To be done: The lines from the top of the material below through the line containing "plt.rcParams['font.family'] = ['Lato', 'DejaVu" are to be printed exactly, with pictures omitted.

Source material:
┄┄┄┄┄┄┄┄┄┄┄┄┄┄┄┄┄┄┄┄

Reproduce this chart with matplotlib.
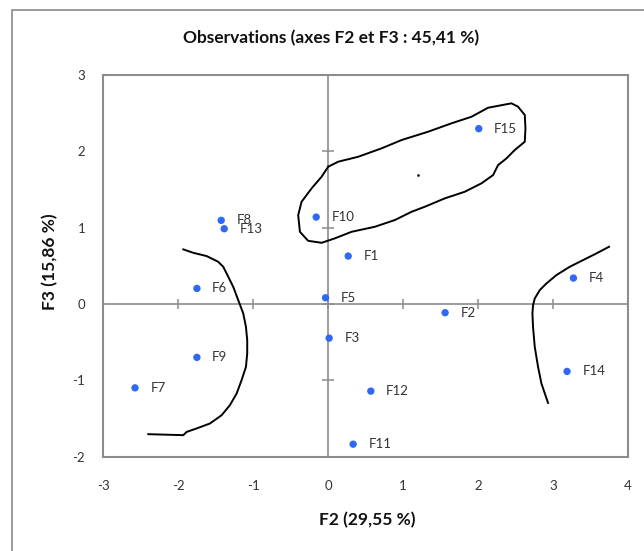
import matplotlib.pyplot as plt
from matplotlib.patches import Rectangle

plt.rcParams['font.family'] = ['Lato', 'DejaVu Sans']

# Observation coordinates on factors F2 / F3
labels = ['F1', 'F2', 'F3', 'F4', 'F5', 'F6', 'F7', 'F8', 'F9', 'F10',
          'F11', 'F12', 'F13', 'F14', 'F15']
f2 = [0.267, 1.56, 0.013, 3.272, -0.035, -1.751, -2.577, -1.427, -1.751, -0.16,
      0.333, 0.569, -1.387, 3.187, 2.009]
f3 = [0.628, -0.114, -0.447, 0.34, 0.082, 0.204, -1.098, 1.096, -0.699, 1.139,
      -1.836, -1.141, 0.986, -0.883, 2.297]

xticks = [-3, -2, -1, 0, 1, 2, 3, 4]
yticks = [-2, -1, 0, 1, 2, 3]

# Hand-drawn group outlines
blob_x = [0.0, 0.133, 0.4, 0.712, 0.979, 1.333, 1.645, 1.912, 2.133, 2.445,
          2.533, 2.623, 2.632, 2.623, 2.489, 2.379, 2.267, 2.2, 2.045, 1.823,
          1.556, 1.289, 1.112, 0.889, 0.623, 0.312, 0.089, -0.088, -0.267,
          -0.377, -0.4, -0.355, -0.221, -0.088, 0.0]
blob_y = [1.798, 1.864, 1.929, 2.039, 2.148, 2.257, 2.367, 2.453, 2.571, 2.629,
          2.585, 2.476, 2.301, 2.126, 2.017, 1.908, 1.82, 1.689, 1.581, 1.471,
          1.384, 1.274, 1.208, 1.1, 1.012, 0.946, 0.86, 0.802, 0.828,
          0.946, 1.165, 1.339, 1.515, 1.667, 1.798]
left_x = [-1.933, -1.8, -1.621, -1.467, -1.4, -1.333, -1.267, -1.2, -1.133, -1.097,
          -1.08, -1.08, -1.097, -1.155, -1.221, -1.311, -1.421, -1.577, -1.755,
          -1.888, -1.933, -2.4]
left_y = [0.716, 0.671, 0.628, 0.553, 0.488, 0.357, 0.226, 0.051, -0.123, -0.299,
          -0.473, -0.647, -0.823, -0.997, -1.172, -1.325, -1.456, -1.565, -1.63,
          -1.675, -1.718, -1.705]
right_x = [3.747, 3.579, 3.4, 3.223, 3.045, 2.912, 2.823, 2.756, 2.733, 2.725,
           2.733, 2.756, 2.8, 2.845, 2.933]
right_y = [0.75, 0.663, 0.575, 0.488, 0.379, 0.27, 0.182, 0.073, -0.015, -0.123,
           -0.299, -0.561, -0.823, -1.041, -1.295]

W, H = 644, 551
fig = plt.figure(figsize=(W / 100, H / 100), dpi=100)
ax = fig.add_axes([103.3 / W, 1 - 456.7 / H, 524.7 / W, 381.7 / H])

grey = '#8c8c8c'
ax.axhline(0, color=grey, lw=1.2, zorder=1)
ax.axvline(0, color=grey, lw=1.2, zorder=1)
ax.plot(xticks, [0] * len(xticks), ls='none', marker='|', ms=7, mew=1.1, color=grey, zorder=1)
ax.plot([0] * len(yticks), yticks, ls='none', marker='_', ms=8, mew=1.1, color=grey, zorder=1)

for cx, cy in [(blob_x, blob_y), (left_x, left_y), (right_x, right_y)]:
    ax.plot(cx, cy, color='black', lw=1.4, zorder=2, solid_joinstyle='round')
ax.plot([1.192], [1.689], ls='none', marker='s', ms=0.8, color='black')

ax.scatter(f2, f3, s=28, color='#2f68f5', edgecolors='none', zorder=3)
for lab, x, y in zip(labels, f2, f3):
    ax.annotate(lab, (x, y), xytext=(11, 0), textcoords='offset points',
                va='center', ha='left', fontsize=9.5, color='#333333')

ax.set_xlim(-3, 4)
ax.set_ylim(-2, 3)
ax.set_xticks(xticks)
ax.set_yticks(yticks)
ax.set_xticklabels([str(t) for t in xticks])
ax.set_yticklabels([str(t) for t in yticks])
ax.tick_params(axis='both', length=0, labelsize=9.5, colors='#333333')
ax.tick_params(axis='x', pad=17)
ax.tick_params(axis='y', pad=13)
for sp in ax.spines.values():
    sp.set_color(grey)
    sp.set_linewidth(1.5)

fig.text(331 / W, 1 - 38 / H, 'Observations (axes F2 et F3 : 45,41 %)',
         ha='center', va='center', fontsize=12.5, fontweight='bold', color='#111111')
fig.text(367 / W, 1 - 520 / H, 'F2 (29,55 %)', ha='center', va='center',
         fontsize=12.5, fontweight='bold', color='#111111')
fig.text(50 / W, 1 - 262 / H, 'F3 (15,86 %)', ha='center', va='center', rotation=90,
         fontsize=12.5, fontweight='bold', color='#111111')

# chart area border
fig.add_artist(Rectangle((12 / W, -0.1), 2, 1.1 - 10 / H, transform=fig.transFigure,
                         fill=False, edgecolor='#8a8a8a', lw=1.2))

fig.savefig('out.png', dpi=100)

┄┄┄┄┄┄┄┄┄┄┄┄┄┄┄┄┄┄┄┄

Task solution:
Reproduce this chart with matplotlib.
import matplotlib.pyplot as plt
from matplotlib.patches import Rectangle

plt.rcParams['font.family'] = ['Lato', 'DejaVu Sans']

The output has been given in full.